Crazy, right? But it’s as true now as it was when I first told it to an audience back in 1991. Here’s how it works.
If you contribute 15% of your gross income (before taxes) to your 401(k) over the course of your working life, the tax breaks your retirement plan offers will return about 60% of your contributions.
In year one, if you make $70,000 a year and you contribute 15% to your plan, the tax savings in the 22% tax bracket on a $10,500 contribution would be $2,310.
And yes, the numbers I am using are being simplified for ease of explanation. They don’t account for deductions, state and local taxes, or the tax difference between capital gains and interest. But the outcome will be the same.
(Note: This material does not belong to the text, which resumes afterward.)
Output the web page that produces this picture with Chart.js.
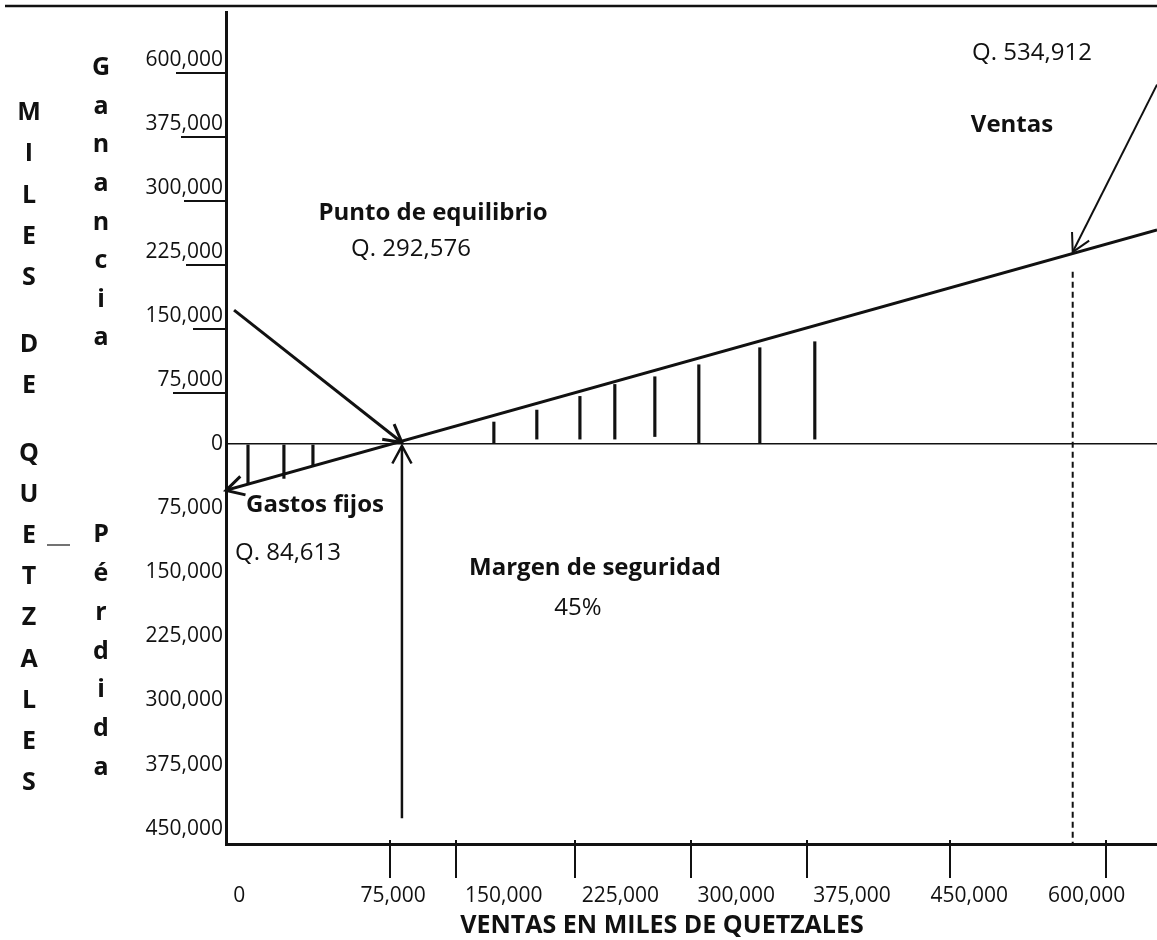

If you earn 7% on that $10,500 – $735 – you’d save another $161 on gains that are tax-deferred in retirement plans.
That’s a total tax savings of $2,472. I know, it’s not even close to balancing out your $10,500 contribution.
But if you stick with it through 30 years of employment (we’ll assume you never exceed $70,000 in income), the savings on the taxes deferred on the 7% growth, in most cases, will reduce the cost of your contributions.
A 15% contribution at $70,000 over 30 years adds up to $315,000.
If we earn an average return of 7% per year (again, a simplified number – the variations will move this up and down), it adds up to somewhere around $1.1 million.
But the 7% growth accounts for $746,000 of that $1.1 million, and it has accumulated tax-deferred for 30 years. In the 22% tax bracket (I know capital gains are taxed differently, but let’s keep it simple), that is a tax savings of $164,000.
Do the math. Of the $315,000 you put in, the government ate $164,000 of it. Your cost for a $1.1 million retirement account is $151,000.
And yes, even if you have only five or 10 years left until retirement, you can benefit from the tax breaks and make a significant dent in a retirement shortfall.
If you plan to work in retirement as I do, you can continue to contribute to a plan and reap the same tax benefit.
And before the accountants out there start tearing apart my example, I know this is a simplification and taxes and incomes vary over a career. But as your income grows, your tax benefit increases.
But no matter how the numbers change, the tax benefit on the growth portion of retirement accounts is too often glossed over, and it will fund a large portion of your contributions.
Get serious about your retirement and stop giving away the free money Washington is throwing at you.